Dependiendo del fabricante de la lámpara fluorescente y del material de recubrimiento, el número de saltos será mayor o menor y estarán en distintas longitudes de onda, aunque para la mayoría de modelos «económicos» tienen prácticamente el mismo espectro de emisión:
Las líneas discretas que se ven en las tres lámparas fluorescentes centrales representan los distintos saltos de electrones de los que hemos hablado arriba.
El objetivo del experimento de hoy es ser capaces de ver dicho espectro para detectar las líneas espectrales de las lámparas que tengáis en casa. En un laboratorio profesional se usaría una red de difracción, básicamente una superficie fina con un patrón regular de agujeros microscópicos:
La distancia entre agujeros debe ser del orden de magnitud de la longitud de onda de la luz que se quiere analizar y lo que se consigue es separar la luz en sus distintos colores de una forma mucho más eficiente a como lo haría un prisma. Para detectar la separación habrá que mirar el patrón desde un ángulo que coincida con los puntos señalados como «m=1» en el dibujo.
Como es raro que alguien tenga un patrón de difracción de laboratorio en su casa, vamos a usar algo mucho más artesanal: un CD. Incluso un CD-R (de los grabados en casa) vale, ya que aunque esté vacío vienen con una serie de surcos de ~500nm de ancho ya pregrabados:
Al no ser agujeros sino surcos la difracción no será perfecta sino que dependerá del ángulo con el que se mire… ¡pero esto es un experimento casero, así que nos conformamos!
Lo primero que hay que hacer es quitarle la cubierta que lleve pegada en uno de sus lados.
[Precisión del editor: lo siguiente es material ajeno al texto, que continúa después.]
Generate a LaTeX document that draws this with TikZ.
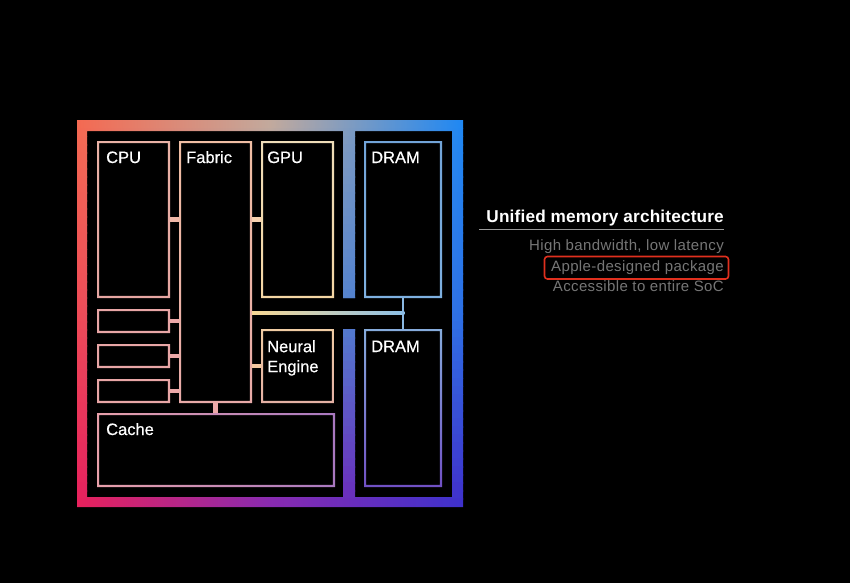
\documentclass[tikz,border=0pt]{standalone}
\usepackage{fontspec}
\setmainfont{Liberation Sans}
\newfontfamily\lblfont[FakeBold=0.5]{Liberation Sans}
\newfontfamily\subfont[LetterSpace=2.5]{Liberation Sans}
\newfontfamily\titlefont[LetterSpace=1.0]{Liberation Sans}
% frame colour grid
\definecolor{fTL}{HTML}{F46A52}\definecolor{fTM}{HTML}{C4AA9C}\definecolor{fTR}{HTML}{1E88F4}
\definecolor{fML}{HTML}{F04A56}\definecolor{fMM}{HTML}{6A8CC0}\definecolor{fMR}{HTML}{2C70E6}
\definecolor{fBL}{HTML}{E8205C}\definecolor{fBM}{HTML}{8A28B0}\definecolor{fBR}{HTML}{3E30CC}
% inner colours
\definecolor{cpuT}{HTML}{EAB2A6}\definecolor{cpuB}{HTML}{E6A6A2}
\definecolor{fabT}{HTML}{F0BEA4}\definecolor{fabB}{HTML}{E8AAA8}
\definecolor{gpuT}{HTML}{EEDCB8}\definecolor{gpuB}{HTML}{F4D6A4}
\definecolor{drT}{HTML}{72A4D8}\definecolor{drB}{HTML}{7EB0E0}
\definecolor{neT}{HTML}{F0CCA4}\definecolor{neB}{HTML}{E4B0A4}
\definecolor{drbT}{HTML}{86ACDC}\definecolor{drbB}{HTML}{7050C4}
\definecolor{caL}{HTML}{E8A0AA}\definecolor{caR}{HTML}{A878C0}
\definecolor{smc}{HTML}{E8A6A6}
\definecolor{busL}{HTML}{F8D894}\definecolor{busR}{HTML}{8CC0E8}
\definecolor{vcon}{HTML}{8AB8E2}
\definecolor{stA}{HTML}{F0B8A8}\definecolor{stB}{HTML}{F8D2B0}
\definecolor{stC}{HTML}{ECA8A8}\definecolor{stD}{HTML}{F4C8A0}
\definecolor{subgray}{HTML}{767676}\definecolor{ulgray}{HTML}{9A9A9A}
\definecolor{hired}{HTML}{E0301E}
\newcommand\ringof[2]{(#1.north west) rectangle (#1.south east) ([xshift=#2pt,yshift=#2pt]#1.south west) rectangle ([xshift=-#2pt,yshift=-#2pt]#1.north east)}
\newcommand\boxnode[5]{\node[boxn, minimum width={#4-#2}, minimum height={#5-#3}] (#1) at ({(#2+#4)/2},{(#3+#5)/2}) {};}
\tikzset{
  boxn/.style={draw=none, inner sep=0pt, outer sep=0pt, rectangle},
  lbl/.style={text=white, font=\lblfont\fontsize{16.5}{20}\selectfont, inner sep=0pt, anchor=base west},
  sub/.style={text=subgray, font=\subfont\fontsize{15}{18}\selectfont, inner sep=0pt, anchor=base east},
  stub/.style={line width=4.5pt, line cap=butt},
}
\begin{document}
\begin{tikzpicture}[x=1pt,y=-1pt]
\useasboundingbox (0,0) rectangle (850,583);
\fill[black] (0,0) rectangle (850,583);
% ---- outer frame with divider ----
\begin{scope}
\clip (77,120) rectangle (463,507) (87,497) rectangle (452,131)
      (343,129) rectangle (355,298) (343,329) rectangle (355,499);
\foreach \i in {0,...,47}{
  \pgfmathsetmacro\ya{120+\i*8.0625}
  \pgfmathsetmacro\yb{\ya+8.9}
  \pgfmathtruncatemacro\p{round((\i+0.5)*4.1667)}
  \ifnum\p<100
    \colorlet{cL}{fML!\p!fTL}\colorlet{cM}{fMM!\p!fTM}\colorlet{cR}{fMR!\p!fTR}
  \else
    \pgfmathtruncatemacro\q{\p-100}
    \colorlet{cL}{fBL!\q!fML}\colorlet{cM}{fBM!\q!fMM}\colorlet{cR}{fBR!\q!fMR}
  \fi
  \shade[left color=cL,right color=cR,middle color=cM] (77,\ya) rectangle (463,\yb);
}
\end{scope}
% ---- boxes ----
\boxnode{cpu}{97}{141}{170}{298}
\boxnode{fab}{179}{141}{252}{403}
\boxnode{gpu}{261}{141}{334}{298}
\boxnode{dram1}{364}{141}{442}{298}
\boxnode{ne}{261}{329}{334}{403}
\boxnode{dram2}{364}{329}{442}{487}
\boxnode{cache}{97}{413}{335}{487}
\boxnode{s1}{97}{309}{170}{333}
\boxnode{s2}{97}{344}{170}{368}
\boxnode{s3}{97}{379}{170}{403}
\shade[top color=cpuT,bottom color=cpuB] \ringof{cpu}{2.2};
\shade[top color=fabT,bottom color=fabB] \ringof{fab}{2.2};
\shade[top color=gpuT,bottom color=gpuB] \ringof{gpu}{2.2};
\shade[top color=drT,bottom color=drB] \ringof{dram1}{2.2};
\shade[top color=neT,bottom color=neB] \ringof{ne}{2.2};
\shade[top color=drbT,bottom color=drbB] \ringof{dram2}{2.2};
\shade[left color=caL,right color=caR] \ringof{cache}{2.2};
\fill[smc] \ringof{s1}{2.2};
\fill[smc] \ringof{s2}{2.2};
\fill[smc] \ringof{s3}{2.2};
% ---- connectors ----
\draw[stub,stA] (cpu.east) -- (cpu.east -| fab.west);
\draw[stub,stB] (gpu.west) -- (gpu.west -| fab.east);
\draw[stub,stC] (s1.east) -- (s1.east -| fab.west);
\draw[stub,stC] (s2.east) -- (s2.east -| fab.west);
\draw[stub,stC] (s3.east) -- (s3.east -| fab.west);
\draw[stub,stD] (ne.west) -- (ne.west -| fab.east);
\draw[stub,stC] (fab.south) -- (cache.north -| fab.south);
\coordinate (busy) at (0,313);
\coordinate (bus0) at (fab.east |- busy);
\coordinate (bus1) at (dram1.south |- busy);
\shade[left color=busL,right color=busR] ([yshift=1.6pt]bus0) rectangle ([yshift=-1.6pt,xshift=1.3pt]bus1);
\draw[line width=2.6pt, vcon] (dram1.south) -- (dram2.north);
% ---- labels ----
\node[lbl] (tcpu) at (106,163) {CPU};
\node[lbl] (tfab) at (186,163) {Fabric};
\node[lbl] (tgpu) at (267,163) {GPU};
\node[lbl] (tdr1) at (371,163) {DRAM};
\node[lbl, anchor=north west, align=left] (tne) at (267,340) {Neural\\Engine};
\node[lbl] (tdr2) at (371,352) {DRAM};
\node[lbl] (tca) at (106,435) {Cache};
% ---- legend text ----
\node[text=white, font=\titlefont\bfseries\fontsize{17.2}{20}\selectfont, inner sep=0pt, anchor=base east] (title) at (724,222) {Unified memory architecture};
\coordinate (ul0) at (479,229.5);
\coordinate (ul1) at (724,229.5);
\draw[ulgray, line width=1pt] (ul0) -- (ul1);
\node[sub] (l1) at (724,250) {High bandwidth, low latency};
\node[sub] (l2) at (724,271) {Apple-designed package};
\node[sub] (l3) at (724,291.5) {Accessible to entire SoC};
\coordinate (hb0) at (544.5,256.5);
\coordinate (hb1) at (728.5,279);
\draw[hired, line width=1.6pt, rounded corners=3pt] (hb0) rectangle (hb1);
\end{tikzpicture}
\end{document}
Esto debe hacerse con un cutter y con mucho cuidado para no rayarlo. Recomiendo cortar un trozo sin preocuparse y a partir de ahí ir levantándolo muy lentamente introduciendo el cutter por debajo:
Tras separar la cubierta de un trozo, procedemos a cortarlo con unas tijeras:
Y a continuación buscamos una caja de cartón y haremos una pequeña ranura en uno de los extremos, y colocaremos el trozo de CD sin cobertura de forma que haga un cierto ángulo con un rayo de luz que entre en la caja, tal que así:
El último paso recomendable es cerrar la caja con su tapa y abrir una pequeña ventana por la que poder ver el trozo de CD desde arriba. Deberás probar para averiguar el ángulo de refracción correcto. También hay otras posibles configuraciones (con el CD paralelo a la abertura y el visor en la otra punta, etc…): prueba y descubre la que te parezca más cómoda.
Tras todo esto, ya podemos iluminar la caja a través de la ranura con el tipo de luz a analizar y podremos ver su espectro a través de la ventana. Primero os muestro lo que se ve con una lámpara incandescente (¡¡perdón por la calidad de esta imagen!!):
Como era de esperar, se ve un espectro continuo, lo que corresponde al tipo de emisión térmico.
Pero si ahora enfocamos una lámpara fluorescente hacia nuestro rudimentario analizador, veremos esta preciosa imagen:
¡¡esas rayitas tan tontas son la verificación palpable de que el mundo está hecho de átomos que se rigen por las reglas de la mecánica cuántica!!.